When I learned about this, the first thing that I did was look through Kik. Most of the connections that my daughter had were her local friends. A couple were friends she had made via Instagram. I made her end her conversations with kids we didn’t know. Then we had her delete pictures of herself on Instagram and clean out who is following her. That night, I spent some more time exploring her Kik app. I saw a message from one of her friends saying something like “don’t search for the user ‘Instagram’ on Kik…it’s gross”. Of course, I had to check it out to understand. When I searched for “Instagram” on Kik, it showed a user called “So Horney” or “Very Horney” or something like that, and the user’s picture was that of a man’s genitals. Having seen that and having reviewed the lack of privacy and having read more about Kik, I talked to my daughter about deleting the app immediately. A few days later, when I checked my daughter’s phone, the Kik app was gone (my daughter later told me that she deleted it herself). You can see this is an odd and potentially dangerous relationship between Kik and Instagram and how someone make it instantly perverted.
That is shocking. I was scared. I was scared for my kids. And I was scared for other families who don’t take an active role in protecting their children from the dangers online.
Please, if you are parents, take an active role in the online activities of your children. Show them that you care for them and love them by getting involved.
Here are some online safety tips that parents should think about:
- Privacy on Instagram – while Instagram has some privacy settings, there aren’t that many. You can block users and you can make your pictures/account private. They don’t seem to enforce a 13 and over age group when signing up. So, be sure that you set your child’s profile to “private” meaning that only people who are allowed can see photos that are posted.
- Only allow followers that you know – this is true with any social media service. I have made a rule with my kids that they can only allow people that they know to follow them on Instagram. It’s a bit more difficult if the profile is public.
- Do NOT allow Kik – It is private, it is un-regulated, it does not have privacy controls or parental controls. From what I can tell on it, having played with it on my kid’s iPhone (prior to me deleting it), is that it merely accesses your contacts and allows you to know who of your contacts are using it as well. You can block users but there is no auditing of accounts nor linking to other social network profiles (which might actually be a better way to ensure the authenticity of a user).

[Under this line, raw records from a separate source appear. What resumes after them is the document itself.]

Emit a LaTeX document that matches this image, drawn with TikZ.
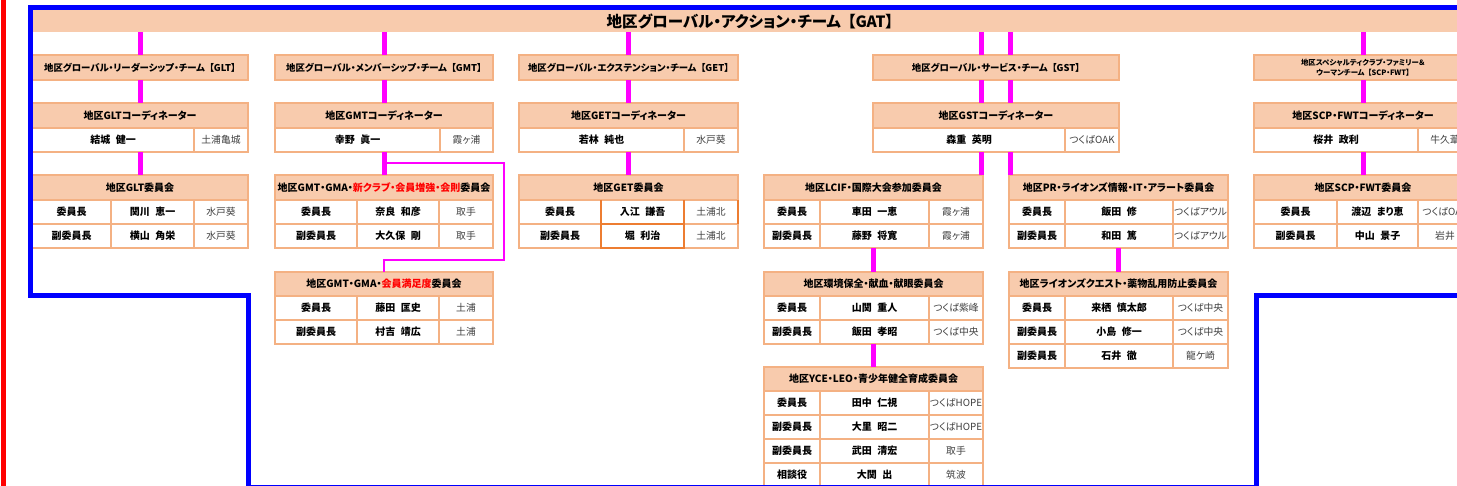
\documentclass[tikz,border=0pt]{standalone}
\usepackage{fontspec}
\setmainfont{Noto Sans CJK JP}[RawFeature=+palt]
\usetikzlibrary{calc}
\definecolor{peach}{HTML}{F8CBAD}
\definecolor{bord}{HTML}{F4B183}
\definecolor{dorange}{HTML}{ED7D31}
\definecolor{locgray}{HTML}{404040}
\definecolor{pureblue}{HTML}{0000FF}
\definecolor{purered}{HTML}{FF0000}
\definecolor{pink}{HTML}{FF00FF}
\newcommand\gap{\hspace{0.55em}}
\newcommand\tg{\hspace{0.45em}}
\newcommand\rd[1]{\textcolor{purered}{#1}}
\newcommand\cellat[7]{%
  \pgfmathsetmacro\CW{#4-(#2)}%
  \pgfmathsetmacro\CH{#5-(#3)}%
  \pgfmathsetmacro\CX{(#2+#4)/2}%
  \pgfmathsetmacro\CY{(#3+#5)/2}%
  \node[#6, minimum width=\CW pt, minimum height=\CH pt] (#1) at (\CX,\CY) {#7};%
}
\newcommand\trow[6]{%
  \cellat{#1r}{\ColA}{#2}{\ColB}{#3}{role}{#4}%
  \cellat{#1n}{\ColB}{#2}{\ColC}{#3}{nm}{#5}%
  \cellat{#1l}{\ColC}{#2}{\ColD}{#3}{lc}{#6}%
}
\tikzset{
  cellbase/.style={draw=bord, line width=1.8pt, inner sep=0pt, outer sep=0pt, align=center},
  hdr/.style={cellbase, fill=peach, font=\bfseries\fontsize{10}{12}\selectfont},
  team/.style={hdr, font=\bfseries\fontsize{9.4}{11}\selectfont},
  role/.style={cellbase, fill=white, font=\bfseries\fontsize{10}{12}\selectfont},
  nm/.style={role},
  lc/.style={cellbase, fill=white, text=locgray, font=\fontsize{9.8}{12}\selectfont},
  conn/.style={draw=pink, line width=5pt},
  thinconn/.style={draw=pink, line width=2pt},
  band/.style={fill=peach, inner sep=0pt, outer sep=0pt, font=\bfseries\fontsize{15.5}{18}\selectfont},
  wall/.style={draw=pureblue, line width=5pt},
}
\begin{document}
\begin{tikzpicture}[x=1pt,y=-1pt]
\useasboundingbox (0,0) rectangle (1457,486);
\clip (0,0) rectangle (1457,486);
% GAT band
\cellat{gat}{33}{10}{1467}{32}{band}{地区グローバル・アクション・チーム\tg【GAT】}
% ---------------- GLT
\cellat{gltt}{32}{55}{248}{80}{team}{地区グローバル・リーダーシップ・チーム\tg【GLT】}
\cellat{gltkh}{32}{103}{248}{128}{hdr}{地区GLTコーディネーター}
\cellat{gltkn}{32}{128}{194}{152}{nm}{結城\gap 健一}
\cellat{gltkl}{194}{128}{248}{152}{lc}{土浦亀城}
\def\ColA{32}\def\ColB{111}\def\ColC{194}\def\ColD{248}
\cellat{gltch}{\ColA}{175}{\ColD}{200}{hdr}{地区GLT委員会}
\trow{glta}{200}{224}{委員長}{関川\gap 恵一}{水戸葵}
\trow{gltb}{224}{248}{副委員長}{横山\gap 角栄}{水戸葵}
% ---------------- GMT
\cellat{gmtt}{275}{55}{493}{80}{team}{地区グローバル・メンバーシップ・チーム\tg【GMT】}
\cellat{gmtkh}{275}{103}{493}{128}{hdr}{地区GMTコーディネーター}
\cellat{gmtkn}{275}{128}{440}{152}{nm}{幸野\gap 眞一}
\cellat{gmtkl}{440}{128}{493}{152}{lc}{霞ヶ浦}
\def\ColA{275}\def\ColB{357}\def\ColC{439}\def\ColD{493}
\cellat{gmah}{\ColA}{175}{\ColD}{200}{hdr}{地区GMT・GMA・\rd{新クラブ・会員増強・会則}委員会}
\trow{gmaa}{200}{224}{委員長}{奈良\gap 和彦}{取手}
\trow{gmab}{224}{248}{副委員長}{大久保\gap 剛}{取手}
\cellat{gmsh}{\ColA}{272}{\ColD}{296}{hdr}{地区GMT・GMA・\rd{会員満足度}委員会}
\trow{gmsa}{296}{320}{委員長}{藤田\gap 匡史}{土浦}
\trow{gmsb}{320}{344}{副委員長}{村吉\gap 靖広}{土浦}
% ---------------- GET
\cellat{gett}{519}{55}{738}{80}{team}{地区グローバル・エクステンション・チーム\tg【GET】}
\cellat{getkh}{519}{103}{738}{128}{hdr}{地区GETコーディネーター}
\cellat{getkn}{519}{128}{684}{152}{nm}{若林\gap 純也}
\cellat{getkl}{684}{128}{738}{152}{lc}{水戸葵}
\def\ColA{519}\def\ColB{601}\def\ColC{684}\def\ColD{738}
\cellat{getch}{\ColA}{175}{\ColD}{200}{hdr}{地区GET委員会}
\trow{geta}{200}{224}{委員長}{入江\gap 謙吾}{土浦北}
\trow{getb}{224}{248}{副委員長}{堀\gap 利治}{土浦北}
\draw[draw=dorange, line width=1.8pt] (getan.north west) -- (getbn.south west) -- (getbn.south east) -- (getan.north east);
\draw[draw=dorange, line width=1.8pt] (getan.south west) -- (getan.south east);
\draw[draw=dorange, line width=1.8pt] (getal.north east) -- (getal.south east);
% ---------------- GST
\cellat{gstt}{873}{55}{1119}{80}{team}{地区グローバル・サービス・チーム\tg【GST】}
\cellat{gstkh}{873}{103}{1119}{128}{hdr}{地区GSTコーディネーター}
\cellat{gstkn}{873}{128}{1065}{152}{nm}{森重\gap 英明}
\cellat{gstkl}{1065}{128}{1119}{152}{lc}{つくばOAK}
\def\ColA{764}\def\ColB{820}\def\ColC{929}\def\ColD{983}
\cellat{lcifh}{\ColA}{175}{\ColD}{200}{hdr}{地区LCIF・国際大会参加委員会}
\trow{lcifa}{200}{224}{委員長}{車田\gap 一恵}{霞ヶ浦}
\trow{lcifb}{224}{248}{副委員長}{藤野\gap 将寛}{霞ヶ浦}
\cellat{envh}{\ColA}{272}{\ColD}{296}{hdr}{地区環境保全・献血・献眼委員会}
\trow{enva}{296}{320}{委員長}{山関\gap 重人}{つくば紫峰}
\trow{envb}{320}{344}{副委員長}{飯田\gap 孝昭}{つくば中央}
\cellat{yceh}{\ColA}{367}{\ColD}{391}{hdr}{地区YCE・LEO・青少年健全育成委員会}
\trow{ycea}{391}{415}{委員長}{田中\gap 仁視}{つくばHOPE}
\trow{yceb}{415}{439}{副委員長}{大里\gap 昭二}{つくばHOPE}
\trow{ycec}{439}{463}{副委員長}{武田\gap 清宏}{取手}
\trow{yced}{463}{487}{相談役}{大関\gap 出}{筑波}
\def\ColA{1009}\def\ColB{1065}\def\ColC{1173}\def\ColD{1228}
\cellat{prh}{\ColA}{175}{\ColD}{200}{hdr}{地区PR・ライオンズ情報・IT・アラート委員会}
\trow{pra}{200}{224}{委員長}{飯田\gap 修}{つくばアウル}
\trow{prb}{224}{248}{副委員長}{和田\gap 篤}{つくばアウル}
\cellat{lqh}{\ColA}{272}{\ColD}{296}{hdr}{地区ライオンズクエスト・薬物乱用防止委員会}
\trow{lqa}{296}{320}{委員長}{来栖\gap 慎太郎}{つくば中央}
\trow{lqb}{320}{344}{副委員長}{小島\gap 修一}{つくば中央}
\trow{lqc}{344}{368}{副委員長}{石井\gap 徹}{龍ケ崎}
% ---------------- SCP
\cellat{scpt}{1254}{55}{1472}{80}{hdr, font=\bfseries\fontsize{7.4}{10.5}\selectfont}{地区スペシャルティクラブ・ファミリー＆\\ウーマンチーム\tg【SCP・FWT】}
\cellat{scpkh}{1254}{103}{1472}{128}{hdr}{地区SCP・FWTコーディネーター}
\cellat{scpkn}{1254}{128}{1418}{152}{nm}{桜井\gap 政利}
\cellat{scpkl}{1418}{128}{1472}{152}{lc}{牛久葦}
\def\ColA{1254}\def\ColB{1337}\def\ColC{1418}\def\ColD{1472}
\cellat{scpch}{\ColA}{175}{\ColD}{200}{hdr}{地区SCP・FWT委員会}
\trow{scpa}{200}{224}{委員長}{渡辺\gap まり恵}{つくばOAK}
\trow{scpb}{224}{248}{副委員長}{中山\gap 景子}{岩井}
% ---------------- connectors
\draw[conn] (gltt.north) -- (gltt.north |- gat.south);
\draw[conn] (gltt.south) -- (gltkh.north);
\draw[conn] (gltkh.center |- gltkn.south) -- (gltch.north);
\draw[conn] (gmtt.north) -- (gmtt.north |- gat.south);
\draw[conn] (gmtt.south) -- (gmtkh.north);
\draw[conn] (gmtkh.center |- gmtkn.south) -- (gmah.north);
\coordinate (gmfork) at ($(gmtkh.center |- gmtkn.south)!0.5!(gmah.north)$);
\coordinate (gmedge) at (504,0);
\coordinate (gmlow) at ([yshift=12pt]gmsh.north);
\draw[thinconn] (gmfork) -- (gmfork -| gmedge) -- (gmedge |- gmlow) -- (gmlow) -- (gmsh.north);
\draw[conn] (gett.north) -- (gett.north |- gat.south);
\draw[conn] (gett.south) -- (getkh.north);
\draw[conn] (getkh.center |- getkn.south) -- (getch.north);
\coordinate (gxa) at ([xshift=-1.5pt]lcifh.north east);
\coordinate (gxb) at ([xshift=1pt]prh.north west);
\draw[conn] (gxa |- gstt.north) -- (gxa |- gat.south);
\draw[conn] (gxa |- gstkh.north) -- (gxa |- gstt.south);
\draw[conn] (gxa) -- (gxa |- gstkn.south);
\draw[conn] (gxb |- gstt.north) -- (gxb |- gat.south);
\draw[conn] (gxb |- gstkh.north) -- (gxb |- gstt.south);
\draw[conn] (gxb) -- (gxb |- gstkn.south);
\draw[conn] (lcifh.center |- lcifbn.south) -- (envh.north);
\draw[conn] (envh.center |- envbn.south) -- (yceh.north);
\draw[conn] (prh.center |- prbn.south) -- (lqh.north);
\draw[conn] (scpt.north) -- (scpt.north |- gat.south);
\draw[conn] (scpt.south) -- (scpkh.north);
\draw[conn] (scpkh.center |- scpkn.south) -- (scpch.north);
% ---------------- frame lines
\draw[wall] (1462,7.5) -- (30.8,7.5) -- (30.8,295.5) -- (248.7,295.5) -- (248.7,492);
\draw[wall] (1256,492) -- (1256,295.5) -- (1462,295.5);
\draw[draw=pureblue, line width=1.3pt] (248.7,485.6) -- (1256,485.6);
\draw[draw=purered, line width=5pt] (3.5,-2) -- (3.5,490);
\end{tikzpicture}
\end{document}
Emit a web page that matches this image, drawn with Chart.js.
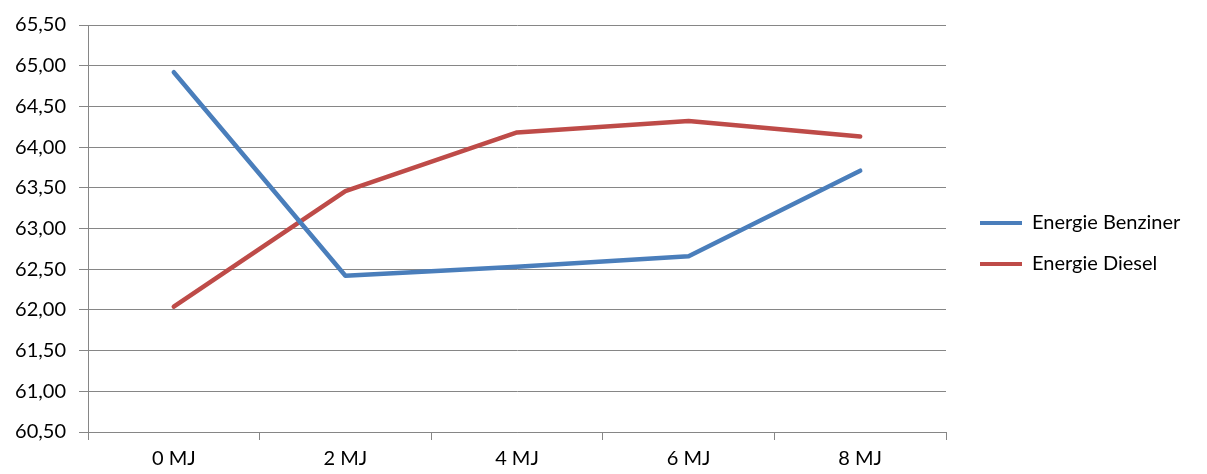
<!DOCTYPE html>
<html><head><meta charset="utf-8">
<script src="https://cdn.jsdelivr.net/npm/chart.js@4.4.0/dist/chart.umd.min.js"></script>
<style>html,body{margin:0;padding:0;background:#fff;overflow:hidden}#wrap{width:1207px;height:474px;position:relative}</style>
</head><body><div id="wrap"><canvas id="c" width="1207" height="474"></canvas></div>
<script>
const categories = ['0 MJ', '2 MJ', '4 MJ', '6 MJ', '8 MJ'];
const seriesNames = ['Energie Benziner', 'Energie Diesel'];
const benzinerValues = [64.92, 62.42, 62.53, 62.66, 63.71];
const dieselValues = [62.04, 63.46, 64.18, 64.32, 64.13];
const yTickValues = [60.5, 61, 61.5, 62, 62.5, 63, 63.5, 64, 64.5, 65, 65.5];

const FONT = {family: 'Lato', size: 20};
const GRID = '#868686';
const BLUE = '#4A7EBB';
const RED = '#BE4B48';

const legendPlacement = {
  id: 'legendPlacement',
  beforeLayout(chart) {
    const lg = chart.legend;
    if (lg && !lg._patched) {
      const f = lg.fit;
      lg.fit = function () { f.call(this); this.width = 261; };
      lg._patched = true;
    }
  },
  afterLayout(chart) {
    const lg = chart.legend;
    if (!lg) return;
    const pad = 21;
    const dx = 980 - pad - lg.left;
    lg.left += dx; lg.right += dx;
    const dy = 223 - 10 - pad - lg.top;
    lg.top += dy; lg.bottom += dy;
  }
};

new Chart(document.getElementById('c'), {
  type: 'line',
  data: {
    labels: categories,
    datasets: [
      {label: seriesNames[0], data: benzinerValues, borderColor: BLUE, backgroundColor: BLUE,
       borderWidth: 4.5, pointRadius: 0, tension: 0, borderJoinStyle: 'round', borderCapStyle: 'round'},
      {label: seriesNames[1], data: dieselValues, borderColor: RED, backgroundColor: RED,
       borderWidth: 4.5, pointRadius: 0, tension: 0, borderJoinStyle: 'round', borderCapStyle: 'round'}
    ]
  },
  options: {
    responsive: false,
    animation: false,
    devicePixelRatio: 1,
    layout: {padding: {top: 23, left: 0, right: 0, bottom: 0}},
    plugins: {
      tooltip: {enabled: false},
      legend: {
        position: 'right',
        align: 'start',
        labels: {
          font: FONT, color: '#000', boxWidth: 42, boxHeight: 4, padding: 21,
          generateLabels(chart) {
            const items = Chart.defaults.plugins.legend.labels.generateLabels(chart);
            items.forEach(i => { i.lineWidth = 0; i.fillStyle = i.strokeStyle; });
            return items;
          }
        }
      }
    },
    scales: {
      x: {
        offset: true,
        grid: {offset: true, drawOnChartArea: false, drawTicks: true, tickLength: 8, color: GRID},
        border: {display: true, color: GRID},
        ticks: {font: FONT, color: '#000', padding: 7, maxRotation: 0},
        afterFit(s) { s.height = 42; }
      },
      y: {
        min: 60.5, max: 65.5,
        afterBuildTicks(s) { s.ticks = yTickValues.map(v => ({value: v})); },
        grid: {color: GRID, tickLength: 9, drawTicks: true},
        border: {display: true, color: GRID},
        ticks: {font: FONT, color: '#000', padding: 13,
                callback: v => Number(v).toFixed(2).replace('.', ',')},
        afterFit(s) { s.width = 88; }
      }
    }
  },
  plugins: [legendPlacement]
});
</script></body></html>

- Censor the photos – I recommend not letting your child post pictures of themselves. Try to restricts posts to pets or objects or non-identifiable items. When photos of kids are posted, you are potentially exposing kids to strangers peeping into their lives.
- Turn off Location/Geo-tagging of photos – it’s better to be safe than sorry. Most smartphones now tag each photo with geo-location data. While cool to see where photos are taken, many times the uploaded photos still contain that geo-specific information. Turn that feature off!
Remember, the best thing is to have an open relationship with your children when it comes to social networking. Don’t impose too many restrictions but also don’t completely let them do whatever they want. Have on-going discussions. Explain why you are doing what you do. Show them how scary it can be. While your kids may complain, deep down inside, they know that you are doing it out of love.
HTD says: Social media can be fun, but if you don’t know how you can protect your children, it can be very dangerous.